Mercury in the North Atlantic - results of the 2014 GEOTRACES GEOVIDE cruise

Friday, 19 December 2014: 8:15 AM
Lars-Eric Heimbürger1,2, Daniel Cossa3, Jeroen Sonke2, Francois Lacan4, Pascale Lherminier5 and Géraldine Sarthou6, (1)University of Bremen, Bremen, Germany, (2)CNRS-GET, Toulouse, France, (3)ISTerre Institute of Earth Sciences, Saint Martin d'Hères, France, (4)CNRS-LEGOS, Toulouse, France, (5)IFREMER, Plouzane, France, (6)IUEM Institut Universitaire Européen de la Mer, Plouzané, France
We will present results of the recent French-led GEOTRACES GEOVIDE cruise in the North Atlantic Ocean. Research vessel “Pourquoi Pas?” sailed on 15 May from Lisbon, Portugal to Greenland to arrive in Newfoundland, Canada on 30 June 2014. The North Atlantic Current carries the warm subtropical waters northward. They are progressively cooled and eventually reach the formation regions of the North Atlantic Deep Waters in the Labrador and Greenland Seas. This water mass movement drives the Meridional Ocean Circulation and Earth climate. Ongoing climate change makes this a zone of particular interest. Previous OVIDE cruises along the same transect gathered valuable data to investigate temporal changes.
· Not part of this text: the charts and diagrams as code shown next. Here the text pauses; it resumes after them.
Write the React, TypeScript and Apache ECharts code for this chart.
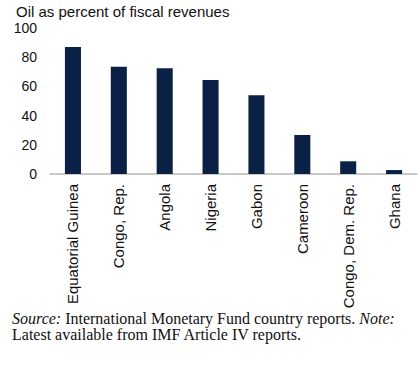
import React, { useEffect, useRef } from "react";
import * as echarts from "echarts";

const categories = [
  "Equatorial Guinea",
  "Congo, Rep.",
  "Angola",
  "Nigeria",
  "Gabon",
  "Cameroon",
  "Congo, Dem. Rep.",
  "Ghana",
];
const oilShare = [87, 73.5, 72.4, 64.4, 54, 26.7, 8.7, 2.7];
const yTicks = { min: 0, max: 100, interval: 20 };
const titleText = "Oil as percent of fiscal revenues";
const footLine1 = "{i|Source:} International Monetary Fund country reports. {i|Note:}";
const footLine2 = "Latest available from IMF Article IV reports.";

const SANS = "Liberation Sans, Arial, sans-serif";
const SERIF = "Liberation Serif, Times New Roman, serif";

export default function App() {
  const ref = useRef<HTMLDivElement>(null);
  useEffect(() => {
    document.body.style.margin = "0";
    const chart = echarts.init(ref.current!, null, { renderer: "svg" });
    chart.setOption({
      animation: false,
      backgroundColor: "#ffffff",
      title: {
        text: titleText,
        left: 16,
        top: 4,
        padding: 0,
        textStyle: {
          fontFamily: SANS,
          fontSize: 15,
          fontWeight: "normal",
          color: "#111111",
        },
      },
      grid: { left: 50, right: 3, top: 28, bottom: 196 },
      xAxis: {
        type: "category",
        data: categories,
        axisLine: { show: true, lineStyle: { color: "#b8b8b8", width: 1.5 } },
        axisTick: { show: false },
        axisLabel: {
          rotate: 90,
          margin: 10,
          interval: 0,
          color: "#111111",
          fontFamily: SANS,
          fontSize: 15,
        },
      },
      yAxis: {
        type: "value",
        min: yTicks.min,
        max: yTicks.max,
        interval: yTicks.interval,
        splitLine: { show: false },
        axisLine: { show: false },
        axisTick: { show: false },
        axisLabel: {
          margin: 13,
          color: "#111111",
          fontFamily: SANS,
          fontSize: 14,
        },
      },
      series: [
        {
          type: "bar",
          data: oilShare,
          barWidth: "35%",
          itemStyle: { color: "#0b2045" },
        },
      ],
      graphic: [
        {
          type: "text",
          x: 12,
          y: 318,
          style: {
            text: footLine1,
            fontFamily: SERIF,
            fontSize: 16,
            fill: "#111111",
            verticalAlign: "middle",
            rich: {
              i: {
                fontStyle: "italic",
                fontFamily: SERIF,
                fontSize: 16,
                fill: "#111111",
              },
            },
          },
        },
        {
          type: "text",
          x: 12,
          y: 334,
          style: {
            text: footLine2,
            fontFamily: SERIF,
            fontSize: 16,
            fill: "#111111",
            verticalAlign: "middle",
          },
        },
      ],
    });
    return () => chart.dispose();
  }, []);
  return <div ref={ref} style={{ width: 420, height: 370 }} />;
}
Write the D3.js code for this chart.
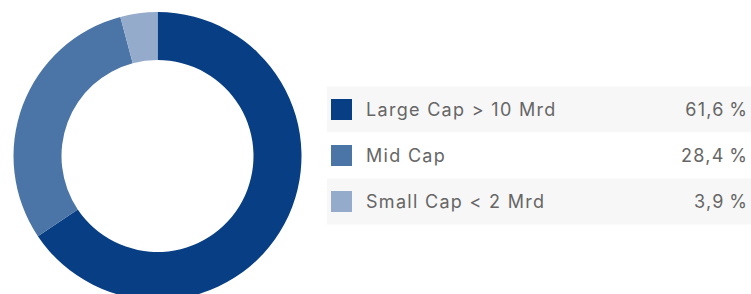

This zone also receives atmospheric deposition from Europe and North America where industrial Hg emissions peaked in the 1970s. Here we investigate how climate may impact mercury’s marine biogeochemical cycle, how anthropogenic mercury makes its way into the ocean interior and whether the temporal evolution of mercury emissions is traceable in water masses of different ages. Total mercury was sampled using an ultra-trace clean rosette and determined on board in a class100 clean container following the US EPA 1631 method. Along the >4500km-transect we established full-depth total mercury profiles on 31 stations totaling 530 data points. Average total mercury concentrations were 0.58±0.20pM and showed a general decreasing trend westwards and increased with depth.